Standard Life Investments, the global investment manager, believes that few countries have the ability and policy responses to escape the approaching sovereign debt trap.
Many OECD governments are suffering from the highest levels of national debt in a generation. This reflects the slow economic recovery in recent years, affecting both taxation and spending trajectories, on top of any bank bad debts stemming from the Global Financial Crisis. The end result will be a sovereign debt trap, a state of affairs where the major debtor nations' debt is unsustainable given current bond yields, their fiscal stance and growth outlook.
In the latest edition of Global Perspectives the leading investment house examine how these large debtor nations can escape such a trap, via growth and policy strategies that, if applied, allow these nations to escape the problems facing them. Not all nations are likely to be successful in this regard with major investment, economic, social and political implications. The report highlights that the danger for many highly indebted nations is a longer-term structural change downward in their growth outlook which will be difficult to reverse without dynamic growth policies combined with financial repression.
Richard Batty, Global Investment Strategist at Standard Life Investments said:
"On current economic forecasts the stock of debt as a proportion of GDP is set to continue to rise in the developed economies but fall in the emerging economies in the years ahead. The maturity of debt matters. Of the big six debtor nations, four are likely to see up to a quarter of their debt roll over by the end of 2012. In some cases this will require emergency liquidity provisioning from their central bank. Sovereign debt problems in the years ahead are likely to relate more to Italy, Japan and, to a lesser extent, France. Investors are worried about potential defaults and credit rating downgrades which could induce a "buyers' strike" especially while the nominal growth outlook remains weak as the high stock of debt crowds out the private sector. It is widely accepted that certain countries such as Greece will continue to taint sentiment regarding both Italy and France as co-members of the eurozone."
Richard concluded:
"Sovereign nations will escape the debt trap if they embark on the appropriate policies, including financial repression, to erode the real value of their national debt, plus growth strategies to raise trend GDP. Not all nations are likely to be successful.
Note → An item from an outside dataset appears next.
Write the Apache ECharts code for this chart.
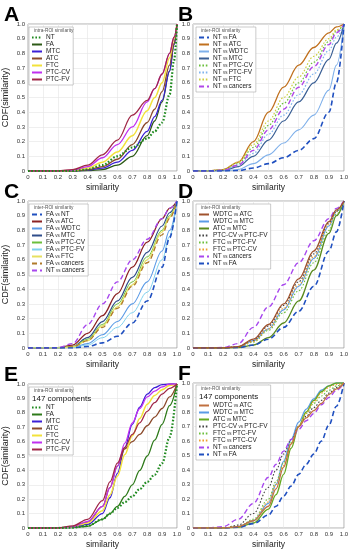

"Our analysis of the economics of the sovereign debt outlook concludes that debt is unsustainable in four of the big six debtor nations. Only the UK and Germany have a fiscal, funding and growth outcome that should avoid a sovereign debt trap. While the metrics in the US appear worse, the fact it issues the world's trading currency has so far placated investor concerns. Examining solutions to avoid a further sovereign crisis suggests the UK, US and Germany have an overall ability to engineer policies in aggregate to arrest a lurch into a debt trap. For France, the policy flexibility is more modest, opening up real risks. Italy, given the current debt metrics and policy inflexibility will struggle to avoid a liquidity and debt trap. Finally, it appears just a matter of time before Japanese debt requires a default risk premium, leading to much higher bond yields. In such a situation nations may be forced to extend the maturity of the stock of debt via a swap arrangement that effectively re-prices the existing debt burden, to the detriment of investors. This would have the effect of spreading the high liability of the state across a number of generations of the population, rather than just the present one."